What is it with the greed of our people that we can’t even think of the immediate future? Here the blame lies with the government. A government is elected to ‘govern.’ The word govern according to the  Cambridge dictionary means to control and be responsible for the public business of a country, state, city or other organised group. Governance in turn is a process whereby the government which wields power, authority and influence also enacts policies and takes decisions concerning public life and social upliftment. Good governance means coming up with good policies that bring about order in society.

In 1988 on becoming CM of Meghalaya, the late PA Sangma was appalled to discover that Meghalaya did not have a single policy in place. The state was functioning on auto-pilot. He immediately came up with a Health Policy and started initiating others in the more crucial departments but did not have enough time because he was unseated in 1990 by those who preferred to function without policies.

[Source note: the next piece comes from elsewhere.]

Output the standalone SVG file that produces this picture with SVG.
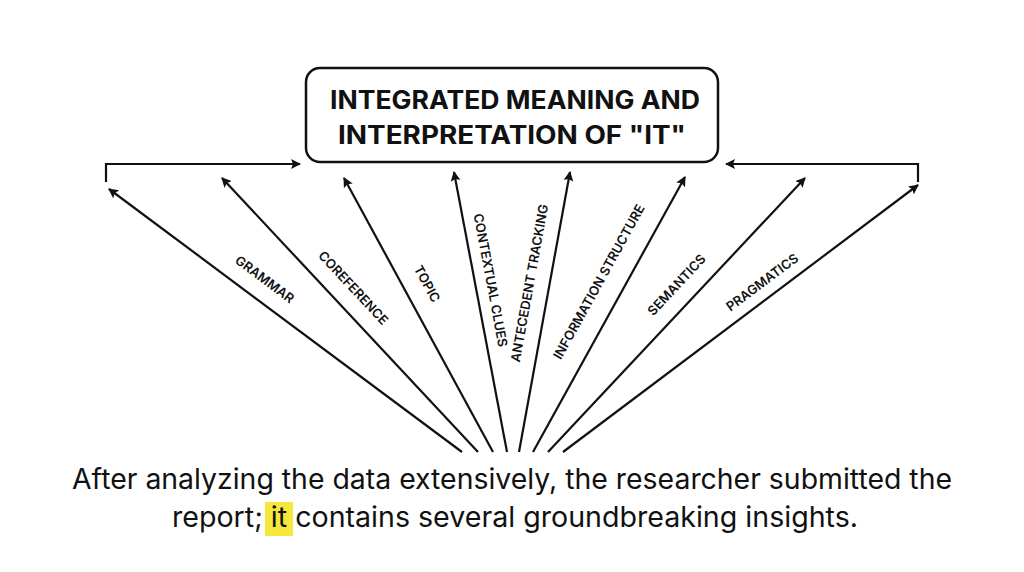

Today his son Conrad Sangma is on the hot seat. He has initiated the Education Policy which is yet to see the light of day. Now his Government is coming up with the Water Policy and soon with the Solid, Liquid and Biochemical Waste Management Policy. But a more urgent policy needed today is on Tourism and the regulatory mechanisms. If Meghalaya tarries with this policy and there are no serious deliberations and no regulations in place soon, Meghalaya tourism will die a natural death. And that would be disastrous!